Of course, not all this is carved in stone. After all, the fact is that the leaders of the Arab local authorities are apprehensive about prosperous Arab outsiders coming in and outbidding local residents. Furthermore, today members of the developing Arab middle class are even daring to migrate to Jewish cities – Carmiel, Nof Hagalil, Afula – in search of quality of life. Arab society is developing in at least two directions – but even so, mobility is far lower than in Jewish society.
Ministerial dilemmas
This situation gave rise to the dilemma faced by the housing and justice ministries over new construction. On the one hand, the preference for local residents is inegalitarian. In practice, it amounts to a closed bidding process for a small, preferential group that will benefit from lower demand, and hence, lower prices.
In addition, it’s hard not to be annoyed over the social failings that arise from the attachment of original community members to a particular territory. It puts a brake on social mobility and also gives rise to covert racism, as expressed, for example, in the attitude toward the descendants of the original Sudanese arrivals to Jisr al-Zarqa. The government has no desire to have wealthy Jews buy homes in Jisr al-Zarqa, and thus set in motion a process of gentrification in the small, otherwise-shunned community – because its residents don’t really have anywhere to go. But would other Arab towns be hurt if different populations were to enter them – even, perish the thought, Jewish populations?
Nor can the balance of political interests be ignored. It’s convenient for the heads of the Arab local governments to insist that proposals sin their locality be earmarked exclusively for the members of that particular community, as this benefits them politically. They are perceived as providing a generous supply of residential units, something that will presumably encourage the townspeople to vote for them in the next election.
The other side of the dilemma faced by the ministries is the complex situation in Arab society, of limited mobility and the refusal of local government heads to move ahead with bidding processes unless there is a decided preference for local citizens.

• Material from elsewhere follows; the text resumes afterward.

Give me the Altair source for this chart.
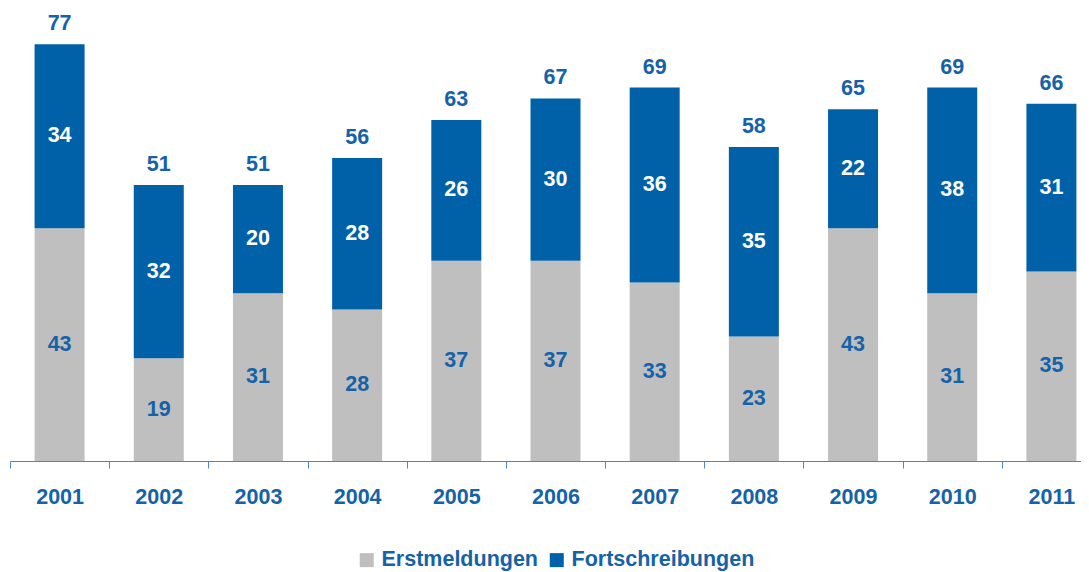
import altair as alt
import pandas as pd

years = ["2001", "2002", "2003", "2004", "2005", "2006", "2007", "2008", "2009", "2010", "2011"]
erstmeldungen = [43, 19, 31, 28, 37, 37, 33, 23, 43, 31, 35]
fortschreibungen = [34, 32, 20, 28, 26, 30, 36, 35, 22, 38, 31]
series = ["Erstmeldungen", "Fortschreibungen"]

BLUE = "#0060A8"
GRAY = "#BFBFBF"
TXT = "#1562A8"
FONT = "Liberation Sans"
FS = 21.5

rows = []
for i, y in enumerate(years):
    e, f = erstmeldungen[i], fortschreibungen[i]
    rows.append({"year": y, "series": series[0], "value": e, "ord": 0, "mid": e / 2})
    rows.append({"year": y, "series": series[1], "value": f, "ord": 1, "mid": e + f / 2})
df = pd.DataFrame(rows)

xscale = alt.Scale(range=[0, 1091], paddingInner=0, paddingOuter=0)
xenc = alt.X("year:N", sort=years, scale=xscale,
             axis=alt.Axis(title=None, labelAngle=0, tickBand="extent", tickSize=7,
                           domainColor="#4F86C0", tickColor="#4F86C0",
                           labelFont=FONT, labelFontSize=FS, labelFontWeight="bold",
                           labelColor=TXT, labelPadding=18))
yscale = alt.Scale(domain=[0, 83.7], nice=False)

base = alt.Chart(df)

bars = base.mark_bar(size=50).encode(
    x=xenc,
    y=alt.Y("value:Q", stack="zero", scale=yscale, axis=None),
    color=alt.Color("series:N", sort=series,
                    scale=alt.Scale(domain=series, range=[GRAY, BLUE]),
                    legend=alt.Legend(title=None, orient="none", legendX=346, legendY=541,
                                      direction="horizontal", symbolType="square",
                                      symbolSize=196, symbolStrokeWidth=0, labelLimit=400,
                                      labelFont=FONT, labelFontSize=FS, labelFontWeight="bold",
                                      labelColor=TXT, labelOffset=4, columnPadding=8)),
    order=alt.Order("ord:Q"),
)

xtxt = alt.X("year:N", sort=years, scale=xscale)

lab_e = base.transform_filter(alt.datum.series == series[0]).mark_text(
    font=FONT, fontSize=FS, fontWeight="bold", color=TXT, baseline="middle"
).encode(x=xtxt, y=alt.Y("mid:Q", scale=yscale), text="value:Q")

lab_f = base.transform_filter(alt.datum.series == series[1]).mark_text(
    font=FONT, fontSize=FS, fontWeight="bold", color="white", baseline="middle"
).encode(x=xtxt, y=alt.Y("mid:Q", scale=yscale), text="value:Q")

totals = base.transform_aggregate(total="sum(value)", groupby=["year"]).mark_text(
    font=FONT, fontSize=FS, fontWeight="bold", color=TXT, baseline="middle", dy=-20
).encode(x=xtxt, y=alt.Y("total:Q", scale=yscale), text="total:Q")

chart = alt.layer(bars, lab_e, lab_f, totals).properties(
    width=1071, height=453,
    autosize=alt.AutoSizeParams(type="none"),
    padding={"left": 2, "top": 0, "right": 0, "bottom": 111},
).configure_view(stroke=None)

chart.save("out.html", embed_options={"renderer": "svg", "actions": False})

Elkin, a Jew and a resident of a West Bank settlement, decided to take action and grant to Arab communities a benefit that Jewish locales do not get. That is testimony to Elkin’s openness, but also to the altered status of Israel’s Arab citizens. The Israeli government has learned how to court Arab voters – and to try to satisfy them. At a time when Arab citizens refused to assist escaped Palestinian security prisoners, and thereby proved their Israeliness, even right-wing politicians are accepting their Israeli essence unquestioningly.